> **Request**
Nothing but the lines from the line with "Recreate this image as a LaTeX" to the line with "(6,10) -- (959,10);", both included, is to be repeated, and those exactly. Leave out the pictures.

> **The records**

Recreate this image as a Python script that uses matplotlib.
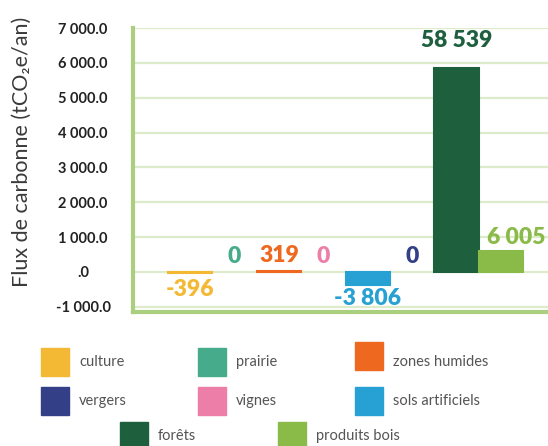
import numpy as np
import matplotlib.pyplot as plt
from matplotlib.patches import Rectangle

categories = ['culture', 'prairie', 'zones humides', 'vignes',
              'sols artificiels', 'vergers', 'forêts', 'produits bois']
values = [-396, 0, 319, 0, -3806, 0, 58539, 6005]
value_labels = ['-396', '0', '319', '0', '-3 806', '0', '58 539', '6 005']
colors = ['#f4b934', '#46ab8a', '#ee6820', '#ec7ea8',
          '#27a0d3', '#333f87', '#1e5f3e', '#8aba48']
yticks = [-1000, 0, 1000, 2000, 3000, 4000, 5000, 6000, 7000]
ytick_labels = ['-1 000.0', '.0', '1 000.0', '2 000.0', '3 000.0',
                '4 000.0', '5 000.0', '6 000.0', '7 000.0']
legend_rows = [['culture', 'prairie', 'zones humides'],
               ['vergers', 'vignes', 'sols artificiels'],
               ['forêts', 'produits bois']]

FONT = ['Lato', 'DejaVu Sans']
plt.rcParams['font.family'] = FONT

fig = plt.figure(figsize=(5.48, 4.46), dpi=100)
ax = fig.add_axes([133 / 548, 1 - 312 / 446, 1 - 133 / 548, (312 - 28) / 446])

x = np.arange(len(categories))
heights = np.array(values) / 10.0
lw = [1.5 if v != 0 else 0 for v in values]
ax.bar(x, heights, width=1.0, color=colors, edgecolor=colors, linewidth=lw, zorder=3)

# value labels (offsets in pixels -> points)
offsets = {0: (0, -16), 4: (0, -13), 6: (0, 27), 7: (15, 14)}
for i, (h, lab, c) in enumerate(zip(heights, value_labels, colors)):
    dx, dy = offsets.get(i, (0, 15))
    ax.annotate(lab, (x[i], h), xytext=(dx * 0.72, dy * 0.72), textcoords='offset points',
                ha='center', va='center', color=c, fontsize=16.5, fontweight='heavy',
                zorder=4)

ax.set_xlim(-1.29, 8.06)
ax.set_ylim(-1150, 7000)
ax.set_xticks([])
ax.set_yticks(yticks)
ax.set_yticklabels(ytick_labels, fontsize=10.5, fontweight='bold', color='#222222')
ax.tick_params(axis='y', length=0, pad=36)
for lab in ax.get_yticklabels():
    lab.set_ha('center')
ax.grid(axis='y', color='#dcebc9', linewidth=1.6, zorder=0)
for s in ['top', 'right']:
    ax.spines[s].set_visible(False)
for s in ['left', 'bottom']:
    ax.spines[s].set_color('#a9cf7f')
    ax.spines[s].set_linewidth(3)

fig.text(22 / 548, 1 - 152 / 446, 'Flux de carbonne (tCO\u2082e/an)', rotation=90,
         ha='center', va='center', fontsize=15.5, color='#3a3a3a', fontweight='normal')

# legend
col_x = [41, 198, 355]
row_y = [362, 401, 436]
row_x = [col_x, col_x, [120, 278]]
name_to_color = dict(zip(categories, colors))
size = 28
for r, row in enumerate(legend_rows):
    for c, name in enumerate(row):
        px = row_x[r][c]
        py = row_y[r]
        if name == 'zones humides':
            py -= 6
        fig.add_artist(Rectangle((px / 548, 1 - (py + size / 2) / 446), size / 548, size / 446,
                                 transform=fig.transFigure, color=name_to_color[name]))
        ty = py + (6 if name == 'zones humides' else 0)
        fig.text((px + size + 10) / 548, 1 - ty / 446, name, ha='left', va='center',
                 fontsize=10.5, color='#555555')

fig.savefig('out.png', dpi=100)
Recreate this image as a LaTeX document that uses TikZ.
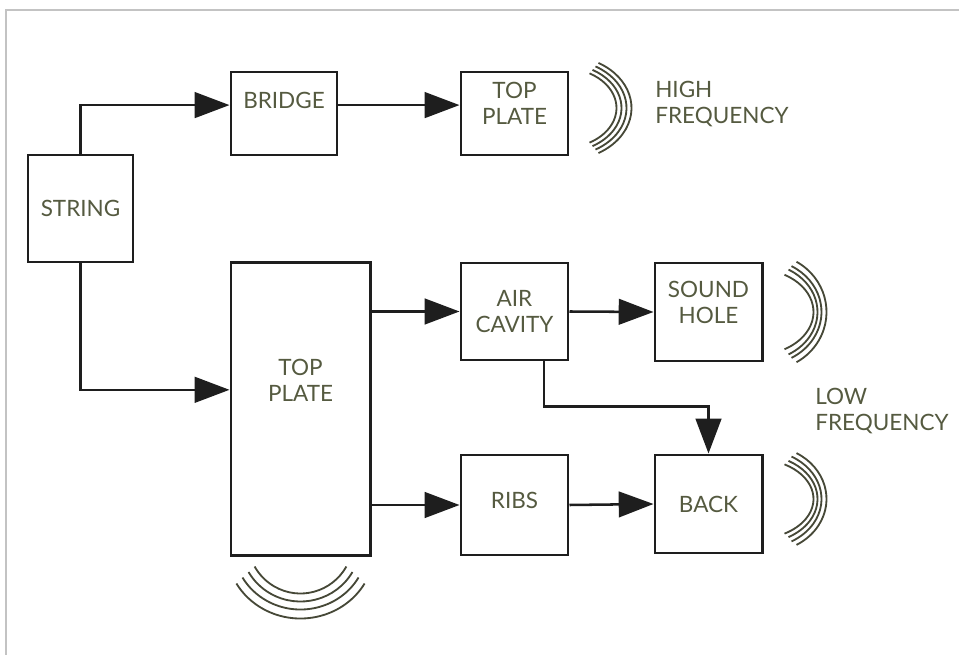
\documentclass[tikz,border=0pt]{standalone}
\usepackage{fontspec}
\setmainfont{Lato}
\usetikzlibrary{arrows.meta,calc}
\definecolor{inkgray}{RGB}{85,90,64}
\definecolor{wavecol}{RGB}{70,72,55}
\definecolor{linecol}{RGB}{30,30,30}
\definecolor{framecol}{RGB}{195,195,195}
\begin{document}
\begin{tikzpicture}[x=0.025cm,y=-0.025cm]
    \tikzstyle{block}=[rectangle,draw=linecol,line width=2.1pt,text=inkgray,align=center,inner sep=0pt,font=\fontsize{16}{18.5}\selectfont]
    \tikzstyle{note}=[text=inkgray,align=left,anchor=west,inner sep=0pt,font=\fontsize{16}{18.5}\selectfont]
    \tikzstyle{flow}=[draw=linecol,line width=1.8pt,-{Triangle[length=0.87cm,width=0.64cm]}]
    \tikzstyle{wave}=[draw=wavecol,line width=1.3pt]

    \useasboundingbox (0,0) rectangle (959,655);
    \draw[framecol,line width=1pt] (6,655) -- (6,10) -- (959,10);

    \node[block,minimum width=2.625cm,minimum height=2.675cm] (string) at (80.5,208.5) {STRING};
    \node[block,minimum width=2.65cm,minimum height=2.075cm,text depth=0.65cm] (bridge) at (284,113.5) {BRIDGE};
    \node[block,minimum width=2.675cm,minimum height=2.075cm,text depth=0.525cm] (hiplate) at (514.5,113.5) {TOP\\PLATE};
    \node[block,minimum width=3.475cm,minimum height=7.3cm,text depth=1.45cm] (plate) at (300.5,409) {TOP\\PLATE};
    \node[block,minimum width=2.675cm,minimum height=2.425cm] (cavity) at (514.5,311.5) {AIR\\CAVITY};
    \node[block,minimum width=2.675cm,minimum height=2.45cm,text depth=0.475cm] (hole) at (708.5,312) {SOUND\\HOLE};
    \node[block,minimum width=2.675cm,minimum height=2.5cm,text depth=0.225cm] (ribs) at (514.5,505) {RIBS};
    \node[block,minimum width=2.675cm,minimum height=2.45cm] (back) at (708.5,504) {BACK};

    \node[note] (high) at (655,104) {HIGH\\FREQUENCY};
    \node[note] (low) at (815,411) {LOW\\FREQUENCY};

    \draw[flow] (string.north) |- (bridge.mid west);
    \draw[flow] (bridge.mid east) -- (bridge.mid east -| hiplate.west);
    \draw[flow] (string.south) |- ($(plate.north west)!0.435!(plate.south west)$);
    \draw[flow] (cavity.west -| plate.east) -- (cavity.west);
    \draw[flow] (ribs.west -| plate.east) -- (ribs.west);
    \draw[flow] (cavity.east) -- (hole.west);
    \draw[flow] (ribs.east) -- (back.west);
    \draw[flow] ($(cavity.south west)!0.77!(cavity.south east)$) -- ++(0,45) -| (back.north);

    \foreach \rx/\ry/\sx in {54/40/-7,58/44/-6,62/48/-5,66/52/-4}
        \draw[wave] (hiplate.east) ++(\sx,-5.5) ++(-60:{\rx} and {\ry}) arc[start angle=-60,end angle=60,x radius=\rx,y radius=\ry];
    \foreach \rx/\ry/\sx in {58/43/-8,58/49/-4,60/53/-2,60/58/3}
        \draw[wave] (hole.east) ++(\sx,0) ++(-60:{\rx} and {\ry}) arc[start angle=-60,end angle=60,x radius=\rx,y radius=\ry];
    \foreach \rx/\ry/\sx in {58/40/-8,58/44/-4,60/49/-2,60/53/3}
        \draw[wave] (back.east) ++(\sx,-5) ++(-60:{\rx} and {\ry}) arc[start angle=-60,end angle=60,x radius=\rx,y radius=\ry];
    \foreach \rx/\ry/\sy in {53/54/-17,60/59/-14,67/64/-11,74/70/-8}
        \draw[wave] (plate.south) ++(0,\sy) ++(30:{\rx} and {\ry}) arc[start angle=30,end angle=150,x radius=\rx,y radius=\ry];

\end{tikzpicture}
\end{document}
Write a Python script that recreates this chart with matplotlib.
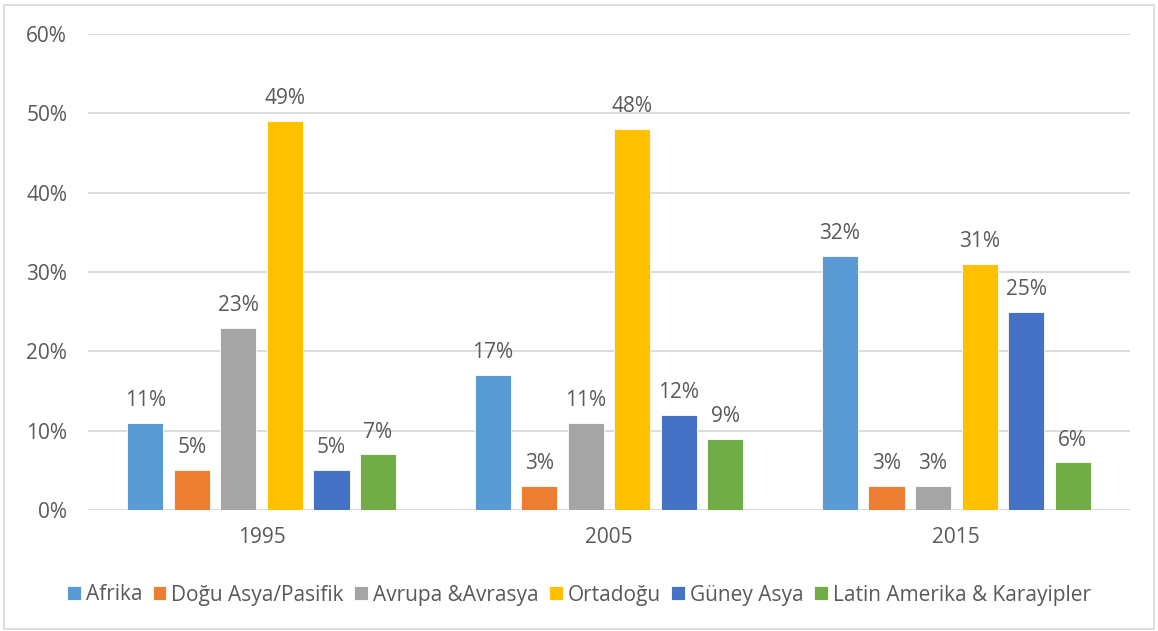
import matplotlib.pyplot as plt
import numpy as np
from matplotlib.patches import Rectangle

plt.rcParams['font.family'] = ['Open Sans', 'DejaVu Sans']

years = ['1995', '2005', '2015']
regions = ['Afrika', 'Doğu Asya/Pasifik', 'Avrupa &Avrasya', 'Ortadoğu',
           'Güney Asya', 'Latin Amerika & Karayipler']
colors = ['#5B9BD5', '#ED7D31', '#A5A5A5', '#FFC000', '#4472C4', '#70AD47']

# share (%) per region, one list per year
shares = {
    'Afrika': [11, 17, 32],
    'Doğu Asya/Pasifik': [5, 3, 3],
    'Avrupa &Avrasya': [23, 11, 3],
    'Ortadoğu': [49, 48, 31],
    'Güney Asya': [5, 12, 25],
    'Latin Amerika & Karayipler': [7, 9, 6],
}

text_col = '#595959'
fs = 15
fig = plt.figure(figsize=(11.58, 6.31), dpi=100)
ax = fig.add_axes([88 / 1158, 1 - 510 / 631, (1130 - 88) / 1158, 476 / 631])

x = np.arange(len(years))
pitch = 0.134
width = 0.104
for i, reg in enumerate(regions):
    pos = x + (i - 2.5) * pitch
    vals = shares[reg]
    bars = ax.bar(pos, vals, width, color=colors[i], label=reg, zorder=3,
                  edgecolor='white', linewidth=0.6)
    for b, v in zip(bars, vals):
        ax.text(b.get_x() + b.get_width() / 2, v + 1.5, f'{v}%', ha='center',
                va='bottom', fontsize=fs, color=text_col)

ax.set_xlim(-0.5, 2.5)
ax.set_ylim(0, 60)
ax.set_yticks(range(0, 61, 10))
ax.set_yticklabels([f'{t}%' for t in range(0, 61, 10)])
ax.set_xticks(x)
ax.set_xticklabels(years)
ax.tick_params(length=0, labelsize=fs, labelcolor=text_col)
ax.tick_params(axis='y', pad=15)
ax.tick_params(axis='x', pad=12)
ax.grid(axis='y', color='#D9D9D9', linewidth=1.3, zorder=0)
for s in ax.spines.values():
    s.set_visible(False)

handles, labels = ax.get_legend_handles_labels()
fig.legend(handles, labels, loc='center', bbox_to_anchor=(0.5, 1 - 595 / 631),
           ncol=6, frameon=False, fontsize=fs, labelcolor=text_col,
           handlelength=0.65, handleheight=0.65, handletextpad=0.25,
           columnspacing=0.5)

# outer chart border
fig.patches.append(Rectangle((4 / 1158, 2 / 631), 1150 / 1158, 624 / 631,
                             transform=fig.transFigure, fill=False,
                             edgecolor='#D9D9D9', linewidth=1.2))

fig.savefig('out.png', dpi=100)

> **Final result**
Recreate this image as a LaTeX document that uses TikZ.
\documentclass[tikz,border=0pt]{standalone}
\usepackage{fontspec}
\setmainfont{Lato}
\usetikzlibrary{arrows.meta,calc}
\definecolor{inkgray}{RGB}{85,90,64}
\definecolor{wavecol}{RGB}{70,72,55}
\definecolor{linecol}{RGB}{30,30,30}
\definecolor{framecol}{RGB}{195,195,195}
\begin{document}
\begin{tikzpicture}[x=0.025cm,y=-0.025cm]
    \tikzstyle{block}=[rectangle,draw=linecol,line width=2.1pt,text=inkgray,align=center,inner sep=0pt,font=\fontsize{16}{18.5}\selectfont]
    \tikzstyle{note}=[text=inkgray,align=left,anchor=west,inner sep=0pt,font=\fontsize{16}{18.5}\selectfont]
    \tikzstyle{flow}=[draw=linecol,line width=1.8pt,-{Triangle[length=0.87cm,width=0.64cm]}]
    \tikzstyle{wave}=[draw=wavecol,line width=1.3pt]

    \useasboundingbox (0,0) rectangle (959,655);
    \draw[framecol,line width=1pt] (6,655) -- (6,10) -- (959,10);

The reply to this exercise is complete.